In these chapters we have a series of exhortations to a life of godliness expressed in general terms about as follows:
(1) Confidence in God as a wise ruler, chapter 16.
(2) A disposition of peacefulness and contentment, chapter 17.
(3) The virtues of affability, fidelity, and others of a social nature, chapter 18.
(4) Humility and meekness, chapter 19.
(5) Sobriety, diligence and kindness, chapter 21.
(6) Justice, patience, submission, chapter 21.
(7) The attainment and preservation of a good name, chapter 22.
(8) Warnings against avarice, licentiousness, and similar vices, chapter 23.

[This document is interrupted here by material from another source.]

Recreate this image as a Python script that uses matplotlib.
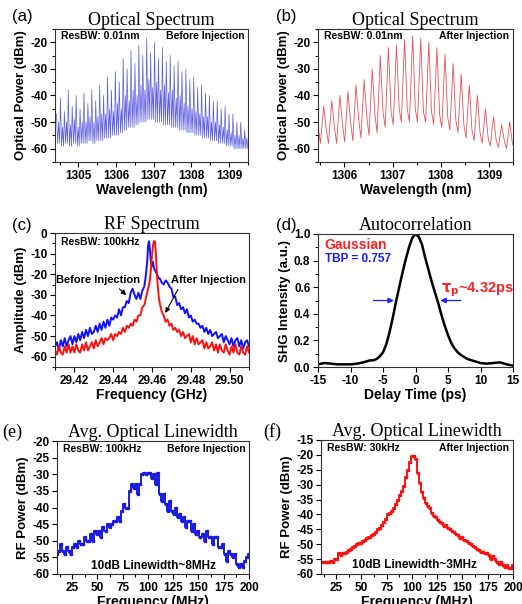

(9) Warnings against ungodly companionship, chapter 24.
This division of the book is introduced in the first verse of chapter 25, as the "proverbs of Solomon, which the men of Hezekiah, king of Judah, copied out." What these words mean it is difficult to say, except in the general sense that the teachers of Hezekiah's period selected and gathered together wise sayings that had been written, or handed down orally in previous generations. They may have been those of Solomon only, and yet his name may be attached to them simply because they were now made part of his general collection. They contain admonitions to the fear of God and righteousness, addressed partly to kings, and yet also to their subjects. They also contain warnings against evil conduct of various kinds, (c. 26); against conceit and arrogance (c. 27); against unlawful dealings, especially of the rich with the poor (c. 28); and against stubbornness and insubordination, (c. 29).
The last division consists of two supplements, one of the words of Agur (c. 30), and the other or Lemuel (c. 31).
Agur's words begin with an exaltation of the Word of God (vv. 1-6), followed by short and pithy maxims with reference to the rich and the poor, pride and greed, etc.
Lemuel's words open with a philosophical statement, applying chiefly to kings, followed by his well-known poem in praise of the virtuous woman.